Des réquisitions sévères

La plupart des prévenus - poursuivis pour participation à un groupement en vue de commettre des violences - ont exprimé des regrets à la barre. Mais leurs excuses n’ont pas suffi à amadouer le procureur qui a fait preuve de fermeté dans ses paroles comme dans ses réquisitions: il a principalement réclamé des peines de prison ferme avec mandat de dépôt.

"Je vois un parquet qui prend le relais de la police et du pouvoir politique", a dénoncé un autre avocat, cinglant: "On vous demande d'envoyer en prison pour satisfaire une opinion publique."

Les présidents des chambres ont, pour leur part, fait preuve de plus de souplesse en prononçant principalement des peine de prison avec sursis. Le cas de Vincent, condamné à de la prison ferme, s'est donc distingué de celui des autres prévenus dans cette salle d'audience. 

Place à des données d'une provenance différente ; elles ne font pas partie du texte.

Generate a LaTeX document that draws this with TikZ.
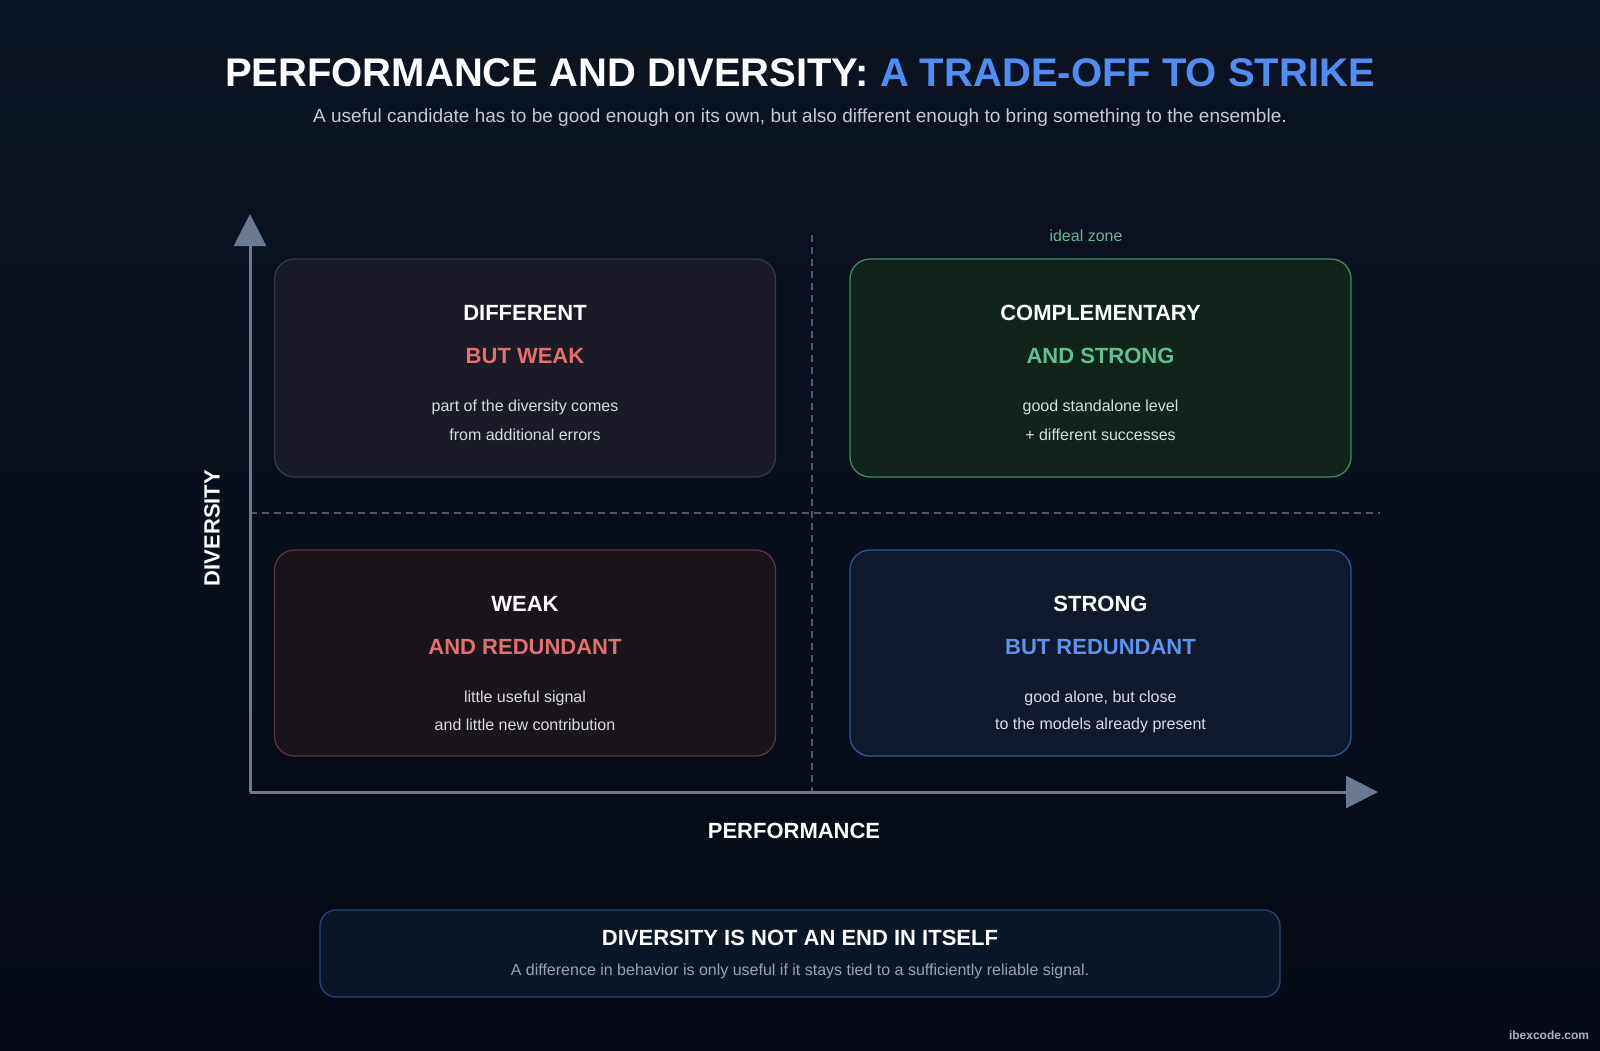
\documentclass[tikz,border=0pt]{standalone}
\usepackage{fontspec}
\setmainfont{Liberation Sans}
\usetikzlibrary{arrows.meta}
\definecolor{bgtop}{HTML}{0B1422}
\definecolor{bgbot}{HTML}{050A14}
\definecolor{titleblue}{HTML}{4F8FF5}
\definecolor{subgrey}{HTML}{C4CAD3}
\definecolor{axiscol}{HTML}{6B7A93}
\definecolor{dashcol}{HTML}{4B5870}
\definecolor{bodycol}{HTML}{D8DCE3}
\definecolor{redtxt}{HTML}{E46F6F}
\definecolor{greentxt}{HTML}{62C08E}
\definecolor{bluetxt}{HTML}{5B93EF}
\definecolor{idealcol}{HTML}{6DB393}
\definecolor{tlfill}{HTML}{1A1B26}
\definecolor{tldraw}{HTML}{363B48}
\definecolor{trfill}{HTML}{10241C}
\definecolor{trdraw}{HTML}{3F8A64}
\definecolor{blfill}{HTML}{1A151B}
\definecolor{bldraw}{HTML}{5E343E}
\definecolor{brfill}{HTML}{111A2C}
\definecolor{brdraw}{HTML}{2F5597}
\definecolor{botfill}{HTML}{0B1626}
\definecolor{botdraw}{HTML}{27467A}
\definecolor{botsub}{HTML}{98A2B3}
\definecolor{markcol}{HTML}{AAB3C0}
\tikzset{
  quadbox/.style={rectangle, rounded corners=20pt, line width=1.3pt, minimum width=501pt, inner sep=0pt},
  headtxt/.style={font=\fontsize{22}{26}\selectfont\bfseries, text=white, inner sep=0pt},
  subhead/.style={font=\fontsize{22}{26}\selectfont\bfseries, inner sep=0pt},
  bodytxt/.style={font=\fontsize{16}{19}\selectfont, text=bodycol, inner sep=0pt},
  axisline/.style={draw=axiscol, line width=3pt},
  guide/.style={draw=dashcol, line width=1.5pt, dash pattern=on 7pt off 5pt},
  axislabel/.style={font=\fontsize{22}{26}\selectfont\bfseries, text=white, inner sep=0pt}
}
\begin{document}
\begin{tikzpicture}[x=1pt,y=-1pt]
\useasboundingbox (0,0) rectangle (1600,1050);
\fill[top color=bgtop, bottom color=bgbot] (0,0) rectangle (1600,1050);

% title
\node[inner sep=0pt, font=\fontsize{40}{48}\selectfont\bfseries] (title) at (800,73)
  {\textcolor{white}{PERFORMANCE AND DIVERSITY:} \textcolor{titleblue}{A TRADE-OFF TO STRIKE}};
\node[inner sep=0pt, font=\fontsize{19}{23}\selectfont, text=subgrey] (subtitle) at (800,118)
  {A useful candidate has to be good enough on its own, but also different enough to bring something to the ensemble.};

% axes and guides
\coordinate (origin) at (250,792);
\coordinate (ytop) at (250,214);
\coordinate (xend) at (1378,792);
\coordinate (hl) at (250,513);
\coordinate (hr) at (1380,513);
\coordinate (vt) at (812,235);
\coordinate (vb) at (812,792);
\draw[guide] (hl) -- (hr);
\draw[guide] (vt) -- (vb);
\draw[axisline, -{Triangle[length=32pt,width=32pt]}] (origin) -- (ytop);
\draw[axisline, -{Triangle[length=32pt,width=32pt]}] (origin) -- (xend);

\node[axislabel, rotate=90] (ylab) at (212,528) {DIVERSITY};
\node[axislabel] (xlab) at (794,831) {PERFORMANCE};

% quadrants
\node[quadbox, fill=tlfill, draw=tldraw, minimum height=218pt] (tl) at (525,368) {};
\node[quadbox, fill=trfill, draw=trdraw, minimum height=218pt] (tr) at (1100.5,368) {};
\node[quadbox, fill=blfill, draw=bldraw, minimum height=206pt] (bl) at (525,653) {};
\node[quadbox, fill=brfill, draw=brdraw, minimum height=206pt] (br) at (1100.5,653) {};

\node[font=\fontsize{16}{19}\selectfont, text=idealcol, inner sep=0pt] (ideal) at (1086,236) {ideal zone};

% top-left
\node[headtxt] (tlh) at ([yshift=55pt]tl.center) {DIFFERENT};
\node[subhead, text=redtxt] (tls) at ([yshift=12pt]tl.center) {BUT WEAK};
\node[bodytxt] (tlb1) at ([yshift=-39pt]tl.center) {part of the diversity comes};
\node[bodytxt] (tlb2) at ([yshift=-67pt]tl.center) {from additional errors};

% top-right
\node[headtxt] (trh) at ([yshift=55pt]tr.center) {COMPLEMENTARY};
\node[subhead, text=greentxt] (trs) at ([yshift=12pt]tr.center) {AND STRONG};
\node[bodytxt] (trb1) at ([yshift=-39pt]tr.center) {good standalone level};
\node[bodytxt] (trb2) at ([yshift=-67pt]tr.center) {+ different successes};

% bottom-left
\node[headtxt] (blh) at ([yshift=49pt]bl.center) {WEAK};
\node[subhead, text=redtxt] (bls) at ([yshift=6pt]bl.center) {AND REDUNDANT};
\node[bodytxt] (blb1) at ([yshift=-45pt]bl.center) {little useful signal};
\node[bodytxt] (blb2) at ([yshift=-72pt]bl.center) {and little new contribution};

% bottom-right
\node[headtxt] (brh) at ([yshift=49pt]br.center) {STRONG};
\node[subhead, text=bluetxt] (brs) at ([yshift=6pt]br.center) {BUT REDUNDANT};
\node[bodytxt] (brb1) at ([yshift=-45pt]br.center) {good alone, but close};
\node[bodytxt] (brb2) at ([yshift=-72pt]br.center) {to the models already present};

% bottom note
\node[rectangle, rounded corners=16pt, fill=botfill, draw=botdraw, line width=1.3pt, minimum width=960pt, minimum height=87pt, inner sep=0pt] (note) at (800,953.5) {};
\node[headtxt] (noteh) at (800,937.5) {DIVERSITY IS NOT AN END IN ITSELF};
\node[font=\fontsize{16}{19}\selectfont, text=botsub, inner sep=0pt] (notes) at (800,971) {A difference in behavior is only useful if it stays tied to a sufficiently reliable signal.};

\node[font=\fontsize{12}{14}\selectfont\bfseries, text=markcol, inner sep=0pt] (mark) at (1549,1035) {ibexcode.com};
\end{tikzpicture}
\end{document}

Raphaël, 32 ans, apiculteur originaire du Loiret, a été arrêté près des Champs Elysées avec une veste Morgan et un jogging Nike portant des anti-vol. "Je les ai ramassés par terre bêtement", affirme celui qui venait manifester à Paris "pour la première fois" pour relancer le mouvement des gilets jaunes. Il a été condamné à trois mois de prison avec sursis avec l'interdiction de paraître à Paris pendant un an. Une manière pour le tribunal de se prémunir contre les risques de récidive.

1550 comparutions immédiates en 4 mois

Clément, 23 ans, a été interpellé après avoir jeté une bouteille en verre tombée au pied des forces de l'ordre, près de la Concorde.

"J'ai eu un coup de sang. J'ai lancé la bière en cloche, comme ça. (...) Rester pacifique en prenant ces gaz, c'est assez compliqué", s’exclame ce jardinier paysagiste qui travaille en interim à Angers et gagne moins de 1000 euros par mois.

Il a été condamné à une peine de six mois de prison assortie d'un sursis et d’une mise à l'épreuve.

Depuis le début de cette crise sociale sans précédent et jusqu'au 12 décembre, près de 1550 affaires ont été jugées en comparution immédiate et ont donné lieu à 354 mandats de dépôt, a indiqué la chancellerie. Environ 40% des condamnations débouché sur des peines de prison ferme et 60% sur des peines alternatives (du sursis ou encore des travaux d’intérêt général). Les comparutions immédiates doivent se poursuivre ce mardi.